Originally posted by @Manolo D. :

Jerry W. Christopher B. while I agree with replacing it is safer for the new buyer, I still don't have the grasp on why you need the system needs a re-do. I might be looking at it in the wrong way, legally even if you pull a permit, grandfathered items are your choice either stay or change, I am only saying you don't have to. Safety wise, it is not, cost to benefit value, it's a matter of opinion.

 Local governments operate differently. Here in Knoxville, TN, if I did anything electrical wise to a hourse that has knob and tube they would have me bring it to modern code. They're trying to get the housing stock up to current codes. If I moved nothing and just replaced recepticles I may be able to pass code due to it being grandfathered but I wouldn't buy a house with old electrical like that unless it is cheap enough to replace it all. It's just how I operate.

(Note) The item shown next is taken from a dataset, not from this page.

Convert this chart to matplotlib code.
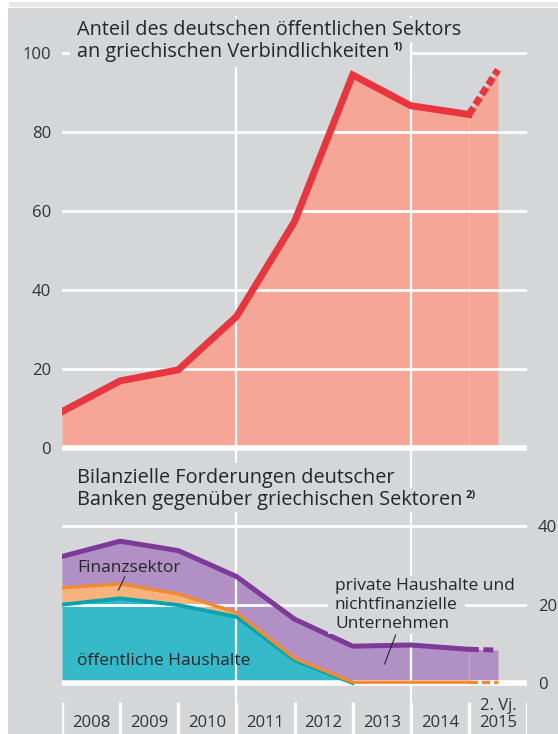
import matplotlib
matplotlib.use('Agg')
import matplotlib.pyplot as plt
from matplotlib.patches import Rectangle
from matplotlib.transforms import IdentityTransform

plt.rcParams['font.family'] = ['Open Sans', 'DejaVu Sans']

# data
jahre = [2008, 2009, 2010, 2011, 2012, 2013, 2014, 2015, 2015.5]
anteil = [9.1, 16.9, 19.7, 33.2, 57.3, 94.5, 86.7, 84.5, 95.8]
oeffentlich = [20.0, 21.6, 19.9, 16.9, 5.8, 0, 0, 0, 0]
finanz = [4.3, 3.7, 2.8, 1.1, 0.5, 0.2, 0.2, 0.2, 0.2]
privat = [8.0, 10.9, 11.1, 9.2, 10.0, 9.2, 9.5, 8.4, 8.2]
jahr_labels = ['2008', '2009', '2010', '2011', '2012', '2013', '2014', '2. Vj.\n2015']
ticks_oben = [0, 20, 40, 60, 80, 100]
ticks_unten = [0, 20, 40]

W, H = 558, 734
BG = '#d5d6d8'
TXT = '#262626'

fig = plt.figure(figsize=(W / 100, H / 100), dpi=100)
fig.patch.set_facecolor('white')
fig.add_artist(Rectangle((8 / W, 0), 1, 1 - 8 / H, transform=fig.transFigure,
                         facecolor=BG, edgecolor='none', zorder=-10))
fig.add_artist(Rectangle((9 / W, 1 - 7 / H), 1, 5 / H, transform=fig.transFigure,
                         facecolor='#e8e8e8', edgecolor='none', zorder=-10))


def px_axes(l, t, r, b):
    ax = fig.add_axes([l / W, 1 - b / H, (r - l) / W, (b - t) / H])
    ax.set_facecolor('none')
    for s in ax.spines.values():
        s.set_visible(False)
    ax.set_xlim(2008, 2016)
    ax.set_xticks([])
    return ax


# top chart
ax1 = px_axes(62, 16, 527, 490)
ax1.set_ylim(-10.78, 109.46)
ax1.set_yticks(ticks_oben)
ax1.tick_params(axis='y', length=0, pad=8, labelsize=12, labelcolor='#333333')
ax1.set_axisbelow('line')
ax1.grid(axis='y', color='white', lw=2)
ax1.axhline(0, color='white', lw=4, zorder=1.6)
for xv in (2011, 2014):
    ax1.axvline(xv, color='white', lw=1.6, zorder=1.5)
ax1.fill_between(jahre, anteil, 0, color='#f5a696', lw=0, zorder=1)
ax1.vlines(jahre[-2], 0, anteil[-2], color='#f8b8aa', lw=0.8, zorder=1.1)
ax1.plot(jahre[:-1], anteil[:-1], color='#e8363f', lw=5, solid_joinstyle='miter', zorder=3)
ax1.plot(jahre[-2:], anteil[-2:], color='#e8363f', lw=5, ls=(0, (1.2, 0.5)),
         dash_capstyle='butt', zorder=3)

# bottom chart
ax2 = px_axes(62, 490, 527, 702)
ax2.set_ylim(-4.85, 49.27)
ax2.set_yticks(ticks_unten)
ax2.yaxis.tick_right()
ax2.tick_params(axis='y', length=0, pad=8, labelsize=12, labelcolor='#333333')
ax2.set_axisbelow('line')
ax2.grid(axis='y', color='white', lw=2)
ax2.axhline(0, color='white', lw=4, zorder=1.6)
for xv in (2011, 2014):
    ax2.axvline(xv, color='white', lw=1.6, zorder=1.5)

stufe1 = oeffentlich
stufe2 = [a + b for a, b in zip(oeffentlich, finanz)]
stufe3 = [a + b for a, b in zip(stufe2, privat)]
ax2.fill_between(jahre, stufe1, 0, color='#36b9c9', lw=0, zorder=1)
ax2.fill_between(jahre, stufe2, stufe1, color='#f8b27c', lw=0, zorder=1)
ax2.fill_between(jahre, stufe3, stufe2, color='#b191c5', lw=0, zorder=1)
ax2.vlines(jahre[-2], stufe2[-2], stufe3[-2], color='#c2a8d2', lw=0.8, zorder=1.1)
ax2.plot(jahre[:6], stufe1[:6], color='#0aa2ad', lw=2.8, zorder=3)
ax2.plot(jahre[:-1], stufe2[:-1], color='#f28a30', lw=2.4, zorder=3.1)
ax2.plot(jahre[-2:], stufe2[-2:], color='#f28a30', lw=2.4, ls=(0, (2.5, 1.2)), zorder=3.1)
ax2.plot(jahre[:-1], stufe3[:-1], color='#7d3a98', lw=3.6, zorder=3.2)
ax2.plot(jahre[-2:], stufe3[-2:], color='#7d3a98', lw=3.6, ls=(0, (2, 0.9)),
         dash_capstyle='butt', zorder=3.2)
ax2.plot([2009.08, 2008.97], [27.1, 23.7], color=TXT, lw=0.8, zorder=4)
ax2.plot([2013.74, 2013.55], [12.25, 4.85], color=TXT, lw=0.8, zorder=4)

# year strip
ax3 = px_axes(62, 702, 527, 734)
ax3.set_ylim(0, 1)
ax3.set_yticks([])
ax3.vlines(range(2008, 2017), 0, 1, color='white', lw=2.4)
for i, lab in enumerate(jahr_labels):
    ax3.text(2008.5 + i, 0.22, lab, ha='center', va='baseline', fontsize=12,
             color='#333333', linespacing=1.05)


def ftext(x, y, s, **kw):
    return fig.text(x / W, 1 - y / H, s, va='baseline', color=TXT, **kw)


masked = []
t = ftext(77, 35, 'Anteil des deutschen öffentlichen Sektors', fontsize=14.3)
masked.append([t])
t = ftext(77, 57, 'an griechischen Verbindlichkeiten', fontsize=14.3)
s1 = ftext(0, 50, '1)', fontsize=8, fontweight='bold')
masked.append([t, s1])
t = ftext(77, 483, 'Bilanzielle Forderungen deutscher', fontsize=14.3)
masked.append([t])
t = ftext(77, 505, 'Banken gegenüber griechischen Sektoren', fontsize=14.3)
s2 = ftext(0, 498, '2)', fontsize=8, fontweight='bold')
masked.append([t, s2])

ftext(77, 572, 'Finanzsektor', fontsize=12.5)
ftext(77, 665, 'öffentliche Haushalte', fontsize=12.5)
for i, zeile in enumerate(['private Haushalte und', 'nichtfinanzielle', 'Unternehmen']):
    t = ftext(335, 590 + 19 * i, zeile, fontsize=12.5)
    masked.append([t])

fig.canvas.draw()
r = fig.canvas.get_renderer()
for sup, grp in ((s1, masked[1]), (s2, masked[3])):
    bb = grp[0].get_window_extent(r)
    sup.set_x((bb.x1 + 3) / W)

for k, grp in enumerate(masked):
    bbs = [a.get_window_extent(r) for a in grp]
    vpad = 5 if k in (1, 2) else 2
    x0 = min(b.x0 for b in bbs) - 7
    x1 = max(b.x1 for b in bbs) + 7
    y0 = min(b.y0 for b in bbs) - vpad
    y1 = max(b.y1 for b in bbs) + vpad
    fig.add_artist(Rectangle((x0, y0), x1 - x0, y1 - y0, transform=IdentityTransform(),
                             facecolor=BG, edgecolor='none', zorder=1))

fig.savefig('out.png', dpi=100, facecolor=fig.get_facecolor())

Now I've remodeled houses that had copper wiring but not the grounds that you see in the 50' and 60's houses without doing rewires. To pass code we put gfci breakers in at the box for all bathroom, kitchens, etc. This is substantially cheaper and just as safe imo. Heck, I did it on my personal, 1950's home 6yrs ago.

This is really a question for your local plan review/permitting department.  Set up an appointment with them so you can ask when bringing everything up to code is required.

If you touch any electric, they are going to want to see GFCIs in the kitchen and bathrooms.  Apprently in Austin they are now requiring AFCI as well.  I assume that may affect you as well.

Check out a book on home inspections and see what they look for and report....or the home inspectors forum online.
Three issues...all previously mentioned. You may limit your insurance choices, you may be forced to bring some items up to code if you do any work on the house and lastly, if you flip you will have the buyers inspector weighing in...and buyers imagine the worse sometimes.